There's something almost pastoral about the way God orchestrates Pentecost. The people gathered in Jerusalem that day had come from all over the world — from Parthia and Media and Mesopotamia and Cappadocia and Pontus and Egypt and the parts of Libya near Cyrene, and from Rome, Crete, Arabia. They had scattered from Jerusalem after Passover, carrying with them at least the rumors of the resurrection. And now God pulls them back, calls them together, and speaks to every single one of them in the language of their own home.

That's a picture of what the gospel does. It's a coming home. The human family has been scattered since Babel — scattered by pride and sin and the fracturing of communication and the endless divisions that human rebellion produces. And Christ has done the work that makes it possible to come home. Not home to a single city or a single culture, but home to the kingdom of God, where there is love and mercy and grace for everyone who trusts in him. The Spirit is calling people back — in their own language, in terms they can understand, in ways that are intelligible and clear — to the Father who has been waiting for them.
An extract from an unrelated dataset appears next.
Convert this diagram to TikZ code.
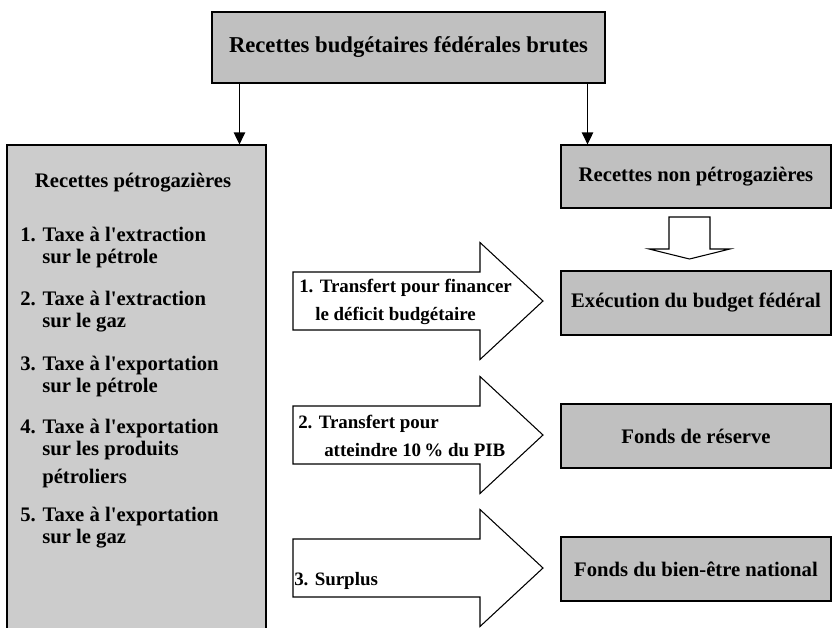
\documentclass[tikz,border=0pt]{standalone}
\usepackage{fontspec}
\setmainfont{Liberation Serif}
\usetikzlibrary{arrows.meta}

\definecolor{boxgrey}{RGB}{192,192,192}
\definecolor{listgrey}{RGB}{204,204,204}
\newcommand\fsz[2]{\fontsize{#1}{#2}\selectfont}
\newcommand\apos{\textquotesingle}

\begin{document}
\begin{tikzpicture}[x=0.75pt,y=0.75pt,yscale=-1,xscale=1,
  greybox/.style={draw, line width=0.8pt, fill=boxgrey, inner sep=0pt, font=\bfseries\fsz{15.5}{18}},
  listtext/.style={anchor=base west, align=left, inner sep=0pt, font=\bfseries\fsz{15.5}{16.3}},
  flowtext/.style={anchor=west, align=left, inner sep=0pt, font=\bfseries\fsz{14.2}{21}},
  blockarrow/.style={draw, line width=0.8pt, fill=white, line join=miter},
  thinarrow/.style={-{Triangle[length=9pt,width=8.5pt]}, line width=0.8pt}]
\useasboundingbox (0,0) rectangle (832,628);
\clip (0,0) rectangle (832,628);

%Shape: Rectangle [top]
\node[greybox, minimum width=294.75pt, minimum height=53.25pt, font=\bfseries\fsz{17}{20}] (gross) at (408.5,47.5) {Recettes budgétaires fédérales brutes};
%Shape: Rectangle [left, runs off the page]
\node[greybox, fill=listgrey, minimum width=194.25pt, minimum height=371.25pt] (oilgas) at (136.5,392.5) {};
%Shape: Rectangle [right column]
\node[greybox, minimum width=202.5pt, minimum height=47.25pt] (nonoil) at (696,176.5) {Recettes non pétrogazières};
\node[greybox, minimum width=202.5pt, minimum height=48pt] (budget) at (696,303) {Exécution du budget fédéral};
\node[greybox, minimum width=202.5pt, minimum height=48pt] (reserve) at (696,436) {Fonds de réserve};
\node[greybox, minimum width=202.5pt, minimum height=48pt] (welfare) at (696,569) {Fonds du bien-être national};

% Text Node
\node[font=\bfseries\fsz{15.5}{18}] (oilgastitle) at (133,183) {Recettes pétrogazières};
% Text Node (base = last line)
\node[listtext] (tax1) at (20,263) {1. Taxe à l\apos extraction\\\hspace*{16.5pt}sur le pétrole};
% Text Node
\node[listtext] (tax2) at (20,327) {2. Taxe à l\apos extraction\\\hspace*{16.5pt}sur le gaz};
% Text Node
\node[listtext] (tax3) at (20,392) {3. Taxe à l\apos exportation\\\hspace*{16.5pt}sur le pétrole};
% Text Node
\node[listtext] (tax4) at (20,483) {4. Taxe à l\apos exportation\\\hspace*{16.5pt}sur les produits\\[4.5pt]\hspace*{16.5pt}pétroliers};
% Text Node
\node[listtext] (tax5) at (20,543) {5. Taxe à l\apos exportation\\\hspace*{16.5pt}sur le gaz};

%Shape: Right Arrow [x3]
\foreach \y in {301,435,568}
  \draw[blockarrow] (293,{\y-29}) -- (480,{\y-29}) -- (480,{\y-58.5}) -- (543,\y) -- (480,{\y+58.5}) -- (480,{\y+29}) -- (293,{\y+29}) -- cycle;
%Shape: Down Arrow
\draw[blockarrow] (669,217) -- (710,217) -- (710,249) -- (730,249) -- (689.5,259) -- (649,249) -- (669,249) -- cycle;

% Text Node
\node[flowtext] (transfer1) at (299,302) {1. Transfert pour financer\\\hspace*{12pt}le déficit budgétaire};
% Text Node
\node[flowtext] (transfer2) at (298,436) {2. Transfert pour\\\hspace*{19.5pt}atteindre 10\,\% du PIB};
% Text Node
\node[flowtext] (surplus) at (294,581) {3. Surplus};

%Straight Lines [arrows from the top box]
\coordinate (gleft) at ([xshift=21pt]gross.south west);
\coordinate (gright) at ([xshift=-13.5pt]gross.south east);
\draw[thinarrow] (gleft) -- (gleft |- oilgas.north);
\draw[thinarrow] (gright) -- (gright |- nonoil.north);

\end{tikzpicture}
\end{document}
The miracle of Pentecost is not just a historical curiosity. It's a picture of the entire Christian mission. Every time the gospel is preached clearly, every time the word of God's grace reaches someone in a way they can actually receive and understand, something of Pentecost is happening again. The Spirit is at work. Babel is being reversed. Scattered people are being called home.

So here is the question worth sitting with this week: When was the last time you heard the gospel — really heard it — and felt the wonder of it? Not just the familiarity of it, not just the routine of it, but the actual staggering grace of what God did in Christ to bring you home? And if you've known that wonder, what would it look like for you to be part of carrying that word — intelligibly, clearly, in the language the people around you actually speak — so that the Spirit can do in their lives what he has done in yours?